• **Objective**:
Copy out each line of the material below that holds the string "this".
━━━ Data entries ━━━
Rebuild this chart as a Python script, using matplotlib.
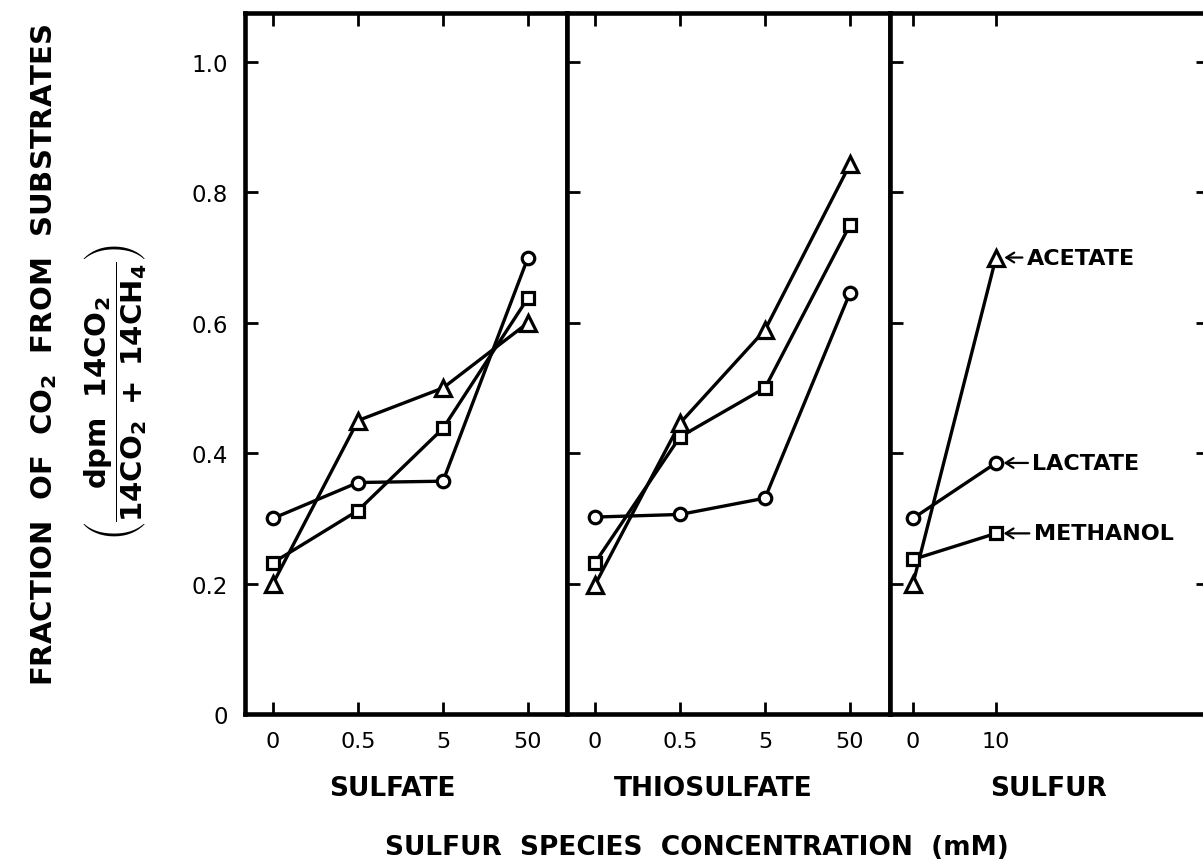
import matplotlib
matplotlib.use("Agg")
import matplotlib.pyplot as plt

# ---- data ----
conc_labels_4 = ["0", "0.5", "5", "50"]
conc_labels_2 = ["0", "10"]
y_tick_values = [0, 0.2, 0.4, 0.6, 0.8, 1.0]
y_tick_labels = ["0", "0.2", "0.4", "0.6", "0.8", "1.0"]

sulfate_acetate = [0.20, 0.45, 0.50, 0.60]
sulfate_lactate = [0.30, 0.355, 0.357, 0.70]
sulfate_methanol = [0.232, 0.312, 0.438, 0.638]

thio_acetate = [0.198, 0.446, 0.589, 0.843]
thio_lactate = [0.302, 0.306, 0.331, 0.646]
thio_methanol = [0.232, 0.425, 0.50, 0.75]

sulfur_acetate = [0.20, 0.70]
sulfur_lactate = [0.30, 0.385]
sulfur_methanol = [0.237, 0.277]

group_names = ["SULFATE", "THIOSULFATE", "SULFUR"]
substrate_names = ["ACETATE", "LACTATE", "METHANOL"]

# ---- figure ----
W, H = 1203, 862
fig = plt.figure(figsize=(W / 100, H / 100), dpi=100)

def px_box(l, r, t, b):
    return [l / W, 1 - b / H, (r - l) / W, (b - t) / H]

top_px, bot_px = 14, 715
ax1 = fig.add_axes(px_box(245, 567, top_px, bot_px))
ax2 = fig.add_axes(px_box(567, 890, top_px, bot_px))
ax3 = fig.add_axes(px_box(890, 1208, top_px, bot_px))

unit = 85.0
ax1.set_xlim((245 - 273) / unit, (567 - 273) / unit)
ax2.set_xlim((567 - 595) / unit, (890 - 595) / unit)
ax3.set_xlim((890 - 913) / 83.0, (1208 - 913) / 83.0)

line_kw = dict(color="black", lw=2.4, mfc="white", mec="black", mew=2.3)
mk = {"ACETATE": dict(marker="^", ms=11.5),
      "LACTATE": dict(marker="o", ms=9),
      "METHANOL": dict(marker="s", ms=8.5)}

def draw(ax, labels, series):
    xs = list(range(len(labels)))
    for name, vals in zip(substrate_names, series):
        ax.plot(xs, vals, **line_kw, **mk[name], zorder=3)
    ax.set_xticks(xs)
    ax.set_xticklabels(labels)

draw(ax1, conc_labels_4, [sulfate_acetate, sulfate_lactate, sulfate_methanol])
draw(ax2, conc_labels_4, [thio_acetate, thio_lactate, thio_methanol])
draw(ax3, conc_labels_2, [sulfur_acetate, sulfur_lactate, sulfur_methanol])

for i, ax in enumerate([ax1, ax2, ax3]):
    ax.set_ylim(0, 1.075)
    ax.set_yticks(y_tick_values)
    for s in ax.spines.values():
        s.set_linewidth(3.3)
    ax.tick_params(axis="x", direction="in", length=9, width=2.0,
                   top=True, bottom=True, labelsize=16, pad=12)
    ax.tick_params(axis="y", direction="in", length=9, width=2.0,
                   left=True, right=(i == 2), labelleft=(i == 0),
                   labelright=False, labelsize=16.5, pad=12)
    if i == 0:
        ax.set_yticklabels(y_tick_labels)

# annotations in sulfur panel
ann_series = [sulfur_acetate, sulfur_lactate, sulfur_methanol]
offsets = [22, 26, 27]
shrinks = [6, 5.5, 5.5]
for name, vals, off, shr in zip(substrate_names, ann_series, offsets, shrinks):
    ax3.annotate(name, xy=(1, vals[1]), xytext=(off, 0), textcoords="offset points",
                 ha="left", va="center", fontsize=16, fontweight="bold",
                 arrowprops=dict(arrowstyle="->,head_length=0.35,head_width=0.22",
                                 lw=1.6, color="black", shrinkA=1, shrinkB=shr))

# group labels
for name, cx in zip(group_names, [392, 713, 1048]):
    fig.text(cx / W, 1 - 789 / H, name, ha="center", va="center",
             fontsize=19, fontweight="bold")

fig.text(697 / W, 1 - 848 / H, "SULFUR  SPECIES  CONCENTRATION  (mM)",
         ha="center", va="center", fontsize=19, fontweight="bold")

fig.text(44 / W, 1 - 355 / H, r"FRACTION  OF  CO$_\mathbf{2}$  FROM  SUBSTRATES",
         rotation=90, ha="center", va="center", fontsize=21, fontweight="bold")

fig.text(116 / W, 1 - 392 / H,
         r"$\left(\dfrac{\mathbf{dpm\ \ 14CO_2}}{\mathbf{14CO_2\ +\ 14CH_4}}\right)$",
         rotation=90, ha="center", va="center", fontsize=21)

fig.savefig("out.png", dpi=100)
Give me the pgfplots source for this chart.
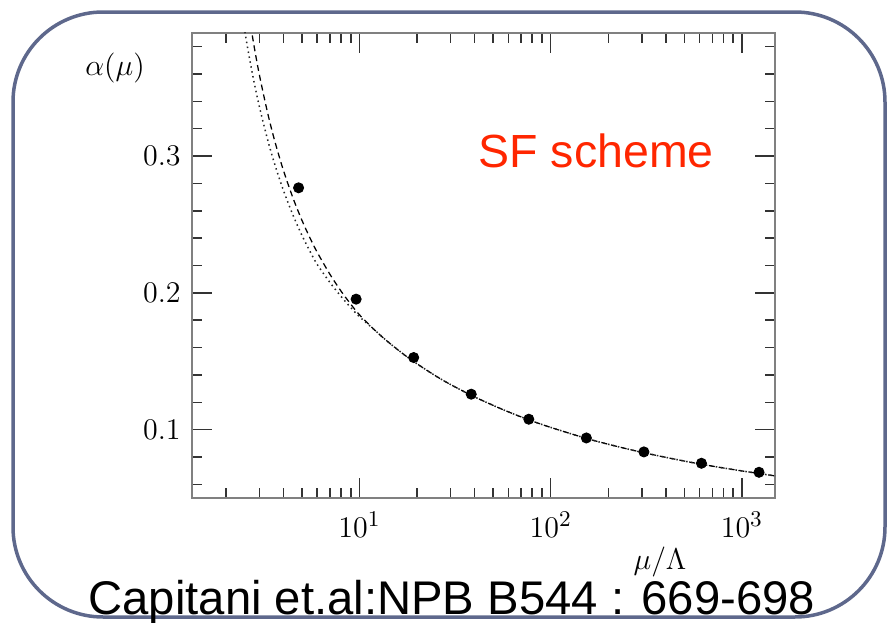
\documentclass[border=0pt]{standalone}
\usepackage{fontspec}
\usepackage{pgfplots}
\pgfplotsset{compat=1.18}
\newfontfamily\arialfont{Liberation Sans}
\definecolor{framecol}{RGB}{94,104,140}
\definecolor{sfred}{RGB}{255,38,0}

\begin{document}
\begin{tikzpicture}[x=0.4pt,y=0.4pt]
\path[use as bounding box] (0,0) rectangle (888,622);
\draw[framecol, line width=1.4pt, rounded corners=36pt] (13,5) rectangle (885,610);

\begin{axis}[
    at={(76.8pt,49.6pt)}, anchor=south west,
    width=233.2pt, height=186pt, scale only axis,
    xmode=log, xmin=1.33, xmax=1490,
    ymin=0.05, ymax=0.39,
    xtick={10,100,1000},
    minor xtick={2,3,4,5,6,7,8,9,20,30,40,50,60,70,80,90,200,300,400,500,600,700,800,900},
    ytick={0.1,0.2,0.3},
    minor ytick={0.06,0.08,0.12,0.14,0.16,0.18,0.22,0.24,0.26,0.28,0.32,0.34,0.36,0.38},
    major tick length=8pt, minor tick length=4pt,
    axis line style={black!50, line width=0.8pt},
    every tick/.style={black!80, line width=0.6pt},
    tick label style={font=\fontsize{12.5}{14}\selectfont},
    xticklabel style={yshift=-2pt},
    yticklabel style={xshift=-1pt},
    ]
    % dashed curve
    \addplot[black, line width=0.5pt, dash pattern=on 2.4pt off 1.6pt, smooth] coordinates {
        (2.4,0.4461)(2.6,0.4097)(2.8,0.3815)(3.0,0.3588)(3.3,0.3321)(3.6,0.3112)
        (4.0,0.2895)(4.5,0.2689)(5.0,0.2530)(5.5,0.2403)(6,0.2298)(7,0.2136)
        (8,0.2013)(9,0.1917)(10,0.1839)(12,0.1728)(14,0.1645)(17,0.1551)
        (20,0.1481)(25,0.1393)(30,0.1329)(40,0.1239)(55,0.1152)(75,0.1077)
        (100,0.1016)(150,0.0940)(200,0.0893)(300,0.0834)(500,0.0770)
        (700,0.0733)(1000,0.0698)(1500,0.0661)
    };
    % dotted curve
    \addplot[black!85, line width=0.6pt, dash pattern=on 0.6pt off 1.4pt, smooth] coordinates {
        (2.2,0.4488)(2.4,0.4090)(2.6,0.3789)(2.8,0.3550)(3.0,0.3356)(3.3,0.3124)
        (3.6,0.2941)(4.0,0.2749)(4.5,0.2564)(5.0,0.2420)(5.5,0.2305)(6,0.2209)
        (7,0.2076)(8,0.1974)(9,0.1892)(10,0.1825)(12,0.1728)(14,0.1645)
        (17,0.1551)(20,0.1481)(25,0.1393)(30,0.1329)(40,0.1239)(55,0.1152)
        (75,0.1077)(100,0.1016)(150,0.0940)(200,0.0893)(300,0.0834)
        (500,0.0770)(700,0.0733)(1000,0.0698)(1500,0.0661)
    };
    % data points
    \addplot[only marks, mark=*, mark size=2pt, black] coordinates {
        (4.8,0.2768)(9.6,0.1954)(19.2,0.1527)(38.4,0.1259)(76.8,0.1076)
        (153.6,0.0939)(307.2,0.0837)(614.4,0.0754)(1228.8,0.0688)
    };
\end{axis}

\node at (115,554) {\fontsize{13}{15}\selectfont$\alpha(\mu)$};
\node at (660,60) {\fontsize{13}{15}\selectfont$\mu/\Lambda$};
\node[anchor=base west, inner sep=0pt, text=sfred, font=\arialfont\fontsize{18.6}{20}\selectfont] at (478,455) {SF scheme};
\node[anchor=base west, inner sep=0pt, font=\arialfont\fontsize{18.9}{22}\selectfont] at (88,8) {Capitani et.al:NPB B544 : 669-698};
\end{tikzpicture}
\end{document}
━━━
• **Result of the exercise**:
Rebuild this chart as a Python script, using matplotlib.
Give me the pgfplots source for this chart.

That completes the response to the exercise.